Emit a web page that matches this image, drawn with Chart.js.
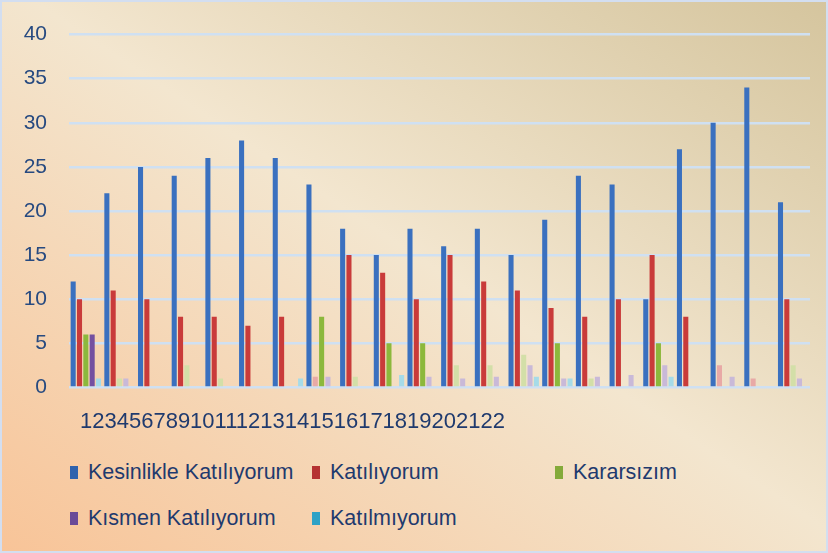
<!DOCTYPE html>
<html>
<head>
<meta charset="utf-8">
<script src="https://cdn.jsdelivr.net/npm/chart.js@4.4.1/dist/chart.umd.min.js"></script>
<style>
  html, body { margin: 0; padding: 0; }
  body { width: 828px; height: 553px; overflow: hidden; }
  #frame {
    position: relative; width: 824px; height: 549px;
    border: 2px solid #d3def0;
    background: linear-gradient(to top right, #f8c498 0%, #f3e6cf 52%, #d5c59e 100%);
    font-family: "Liberation Sans", Arial, sans-serif;
    color: #1f3a6e;
  }
  #chart { position: absolute; left: -2px; top: -2px; }
  #xlabels { position: absolute; left: 78px; top: 406px; font-size: 22px; color: #1f3a6e; }
  .leg { position: absolute; font-size: 21.5px; white-space: nowrap; }
  .leg i { display: inline-block; width: 8px; height: 13px; margin-right: 10px; vertical-align: 0px; }
</style>
</head>
<body>
<div id="frame">
  <canvas id="chart" width="828" height="422"></canvas>
  <div id="xlabels"></div>
  <div id="legend"></div>
</div>
<script>
// Kategoriler (1..22)
const categories = ['1','2','3','4','5','6','7','8','9','10','11','12','13','14','15','16','17','18','19','20','21','22'];

const seriesNames = ['Kesinlikle Katılıyorum', 'Katılıyorum', 'Kararsızım', 'Kısmen Katılıyorum', 'Katılmıyorum'];

const kesinlikle = [12, 22, 25, 24, 26, 28, 26, 23, 18, 15, 18, 16, 18, 15, 19, 24, 23, 10, 27, 30, 34, 21];
const katiliyorum = [10, 11, 10, 8, 8, 7, 8, 1.2, 15, 13, 10, 15, 12, 11, 9, 8, 10, 15, 8, 2.5, 1, 10];
const kararsizim = [6, 1, 0, 2.5, 1, 0, 0, 8, 1.2, 5, 5, 2.5, 2.5, 3.7, 5, 1, 0, 5, 0, 0, 0, 2.5];
const kismen = [6, 1, 0, 0, 0, 0, 0, 1.2, 0, 0, 1.2, 1, 1.2, 2.5, 1, 1.2, 1.4, 2.5, 0, 1.2, 0, 1];
const katilmiyorum = [1, 0, 0, 0, 0, 0, 1, 0, 0, 1.4, 0, 0, 0, 1.2, 1, 0, 0, 1.2, 0, 0, 0, 0];

const yTicks = [0, 5, 10, 15, 20, 25, 30, 35, 40];

// renkler: koyu (normal) ve soluk (küçük değerler)
const solid = ['#3a70bf', '#c93b3a', '#8cb83c', '#7450a0', '#3aaed0'];
const faded = ['#a9c0e4', '#e8a9a6', '#d3dfa8', '#c9b9d8', '#a6dbe8'];
const legendColors = ['#2f62ad', '#b53231', '#84aa3a', '#6a4a98', '#2ea2c6'];

const allData = [kesinlikle, katiliyorum, kararsizim, kismen, katilmiyorum];

const datasets = allData.map((arr, i) => ({
  label: seriesNames[i],
  data: arr,
  backgroundColor: (c) => (c.raw < 4 ? faded[i] : solid[i]),
  borderWidth: 0,
  categoryPercentage: 0.94,
  barPercentage: 0.8
}));

new Chart(document.getElementById('chart'), {
  type: 'bar',
  data: { labels: categories, datasets: datasets },
  options: {
    responsive: false,
    animation: false,
    layout: { padding: { top: 0, right: 18, bottom: 0, left: 0 } },
    plugins: { legend: { display: false }, tooltip: { enabled: false } },
    scales: {
      x: {
        afterFit: (s) => { s.height = 0; },
        ticks: { display: false },
        grid: { display: false },
        border: { display: false }
      },
      y: {
        min: 0, max: 40,
        afterBuildTicks: (s) => { s.ticks = yTicks.map(v => ({ value: v })); },
        afterFit: (s) => { s.width = 69; },
        ticks: {
          padding: 22,
          color: '#274a80',
          font: { family: 'Liberation Sans', size: 21 }
        },
        grid: { color: '#cfe0f2', lineWidth: 2.5, drawTicks: false },
        border: { display: false }
      }
    }
  }
});

// x ekseni etiketleri (orijinaldeki gibi bitişik)
document.getElementById('xlabels').textContent = categories.join('');

// açıklama
const legendEl = document.getElementById('legend');
const legendLeft = [68, 310, 553];
seriesNames.forEach((name, i) => {
  const d = document.createElement('div');
  d.className = 'leg';
  d.style.left = legendLeft[i % 3] + 'px';
  d.style.top = (i < 3 ? 458 : 504) + 'px';
  d.innerHTML = `<i style="background:${legendColors[i]}"></i>${name}`;
  legendEl.appendChild(d);
});
</script>
</body>
</html>
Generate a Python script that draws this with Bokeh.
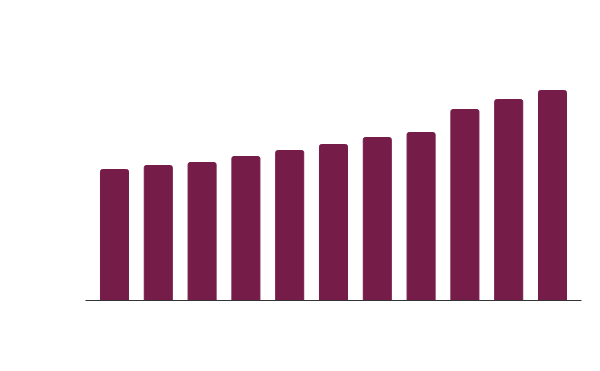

──────

*What this task involves*
Repeat the preceding records precisely, and leave every picture out of the copy.

*Exercise result*
Emit a web page that matches this image, drawn with Chart.js.
<!DOCTYPE html>
<html>
<head>
<meta charset="utf-8">
<script src="https://cdn.jsdelivr.net/npm/chart.js@4.4.1/dist/chart.umd.min.js"></script>
<style>
  html, body { margin: 0; padding: 0; }
  body { width: 828px; height: 553px; overflow: hidden; }
  #frame {
    position: relative; width: 824px; height: 549px;
    border: 2px solid #d3def0;
    background: linear-gradient(to top right, #f8c498 0%, #f3e6cf 52%, #d5c59e 100%);
    font-family: "Liberation Sans", Arial, sans-serif;
    color: #1f3a6e;
  }
  #chart { position: absolute; left: -2px; top: -2px; }
  #xlabels { position: absolute; left: 78px; top: 406px; font-size: 22px; color: #1f3a6e; }
  .leg { position: absolute; font-size: 21.5px; white-space: nowrap; }
  .leg i { display: inline-block; width: 8px; height: 13px; margin-right: 10px; vertical-align: 0px; }
</style>
</head>
<body>
<div id="frame">
  <canvas id="chart" width="828" height="422"></canvas>
  <div id="xlabels"></div>
  <div id="legend"></div>
</div>
<script>
// Kategoriler (1..22)
const categories = ['1','2','3','4','5','6','7','8','9','10','11','12','13','14','15','16','17','18','19','20','21','22'];

const seriesNames = ['Kesinlikle Katılıyorum', 'Katılıyorum', 'Kararsızım', 'Kısmen Katılıyorum', 'Katılmıyorum'];

const kesinlikle = [12, 22, 25, 24, 26, 28, 26, 23, 18, 15, 18, 16, 18, 15, 19, 24, 23, 10, 27, 30, 34, 21];
const katiliyorum = [10, 11, 10, 8, 8, 7, 8, 1.2, 15, 13, 10, 15, 12, 11, 9, 8, 10, 15, 8, 2.5, 1, 10];
const kararsizim = [6, 1, 0, 2.5, 1, 0, 0, 8, 1.2, 5, 5, 2.5, 2.5, 3.7, 5, 1, 0, 5, 0, 0, 0, 2.5];
const kismen = [6, 1, 0, 0, 0, 0, 0, 1.2, 0, 0, 1.2, 1, 1.2, 2.5, 1, 1.2, 1.4, 2.5, 0, 1.2, 0, 1];
const katilmiyorum = [1, 0, 0, 0, 0, 0, 1, 0, 0, 1.4, 0, 0, 0, 1.2, 1, 0, 0, 1.2, 0, 0, 0, 0];

const yTicks = [0, 5, 10, 15, 20, 25, 30, 35, 40];

// renkler: koyu (normal) ve soluk (küçük değerler)
const solid = ['#3a70bf', '#c93b3a', '#8cb83c', '#7450a0', '#3aaed0'];
const faded = ['#a9c0e4', '#e8a9a6', '#d3dfa8', '#c9b9d8', '#a6dbe8'];
const legendColors = ['#2f62ad', '#b53231', '#84aa3a', '#6a4a98', '#2ea2c6'];

const allData = [kesinlikle, katiliyorum, kararsizim, kismen, katilmiyorum];

const datasets = allData.map((arr, i) => ({
  label: seriesNames[i],
  data: arr,
  backgroundColor: (c) => (c.raw < 4 ? faded[i] : solid[i]),
  borderWidth: 0,
  categoryPercentage: 0.94,
  barPercentage: 0.8
}));

new Chart(document.getElementById('chart'), {
  type: 'bar',
  data: { labels: categories, datasets: datasets },
  options: {
    responsive: false,
    animation: false,
    layout: { padding: { top: 0, right: 18, bottom: 0, left: 0 } },
    plugins: { legend: { display: false }, tooltip: { enabled: false } },
    scales: {
      x: {
        afterFit: (s) => { s.height = 0; },
        ticks: { display: false },
        grid: { display: false },
        border: { display: false }
      },
      y: {
        min: 0, max: 40,
        afterBuildTicks: (s) => { s.ticks = yTicks.map(v => ({ value: v })); },
        afterFit: (s) => { s.width = 69; },
        ticks: {
          padding: 22,
          color: '#274a80',
          font: { family: 'Liberation Sans', size: 21 }
        },
        grid: { color: '#cfe0f2', lineWidth: 2.5, drawTicks: false },
        border: { display: false }
      }
    }
  }
});

// x ekseni etiketleri (orijinaldeki gibi bitişik)
document.getElementById('xlabels').textContent = categories.join('');

// açıklama
const legendEl = document.getElementById('legend');
const legendLeft = [68, 310, 553];
seriesNames.forEach((name, i) => {
  const d = document.createElement('div');
  d.className = 'leg';
  d.style.left = legendLeft[i % 3] + 'px';
  d.style.top = (i < 3 ? 458 : 504) + 'px';
  d.innerHTML = `<i style="background:${legendColors[i]}"></i>${name}`;
  legendEl.appendChild(d);
});
</script>
</body>
</html>
Generate a Python script that draws this with Bokeh.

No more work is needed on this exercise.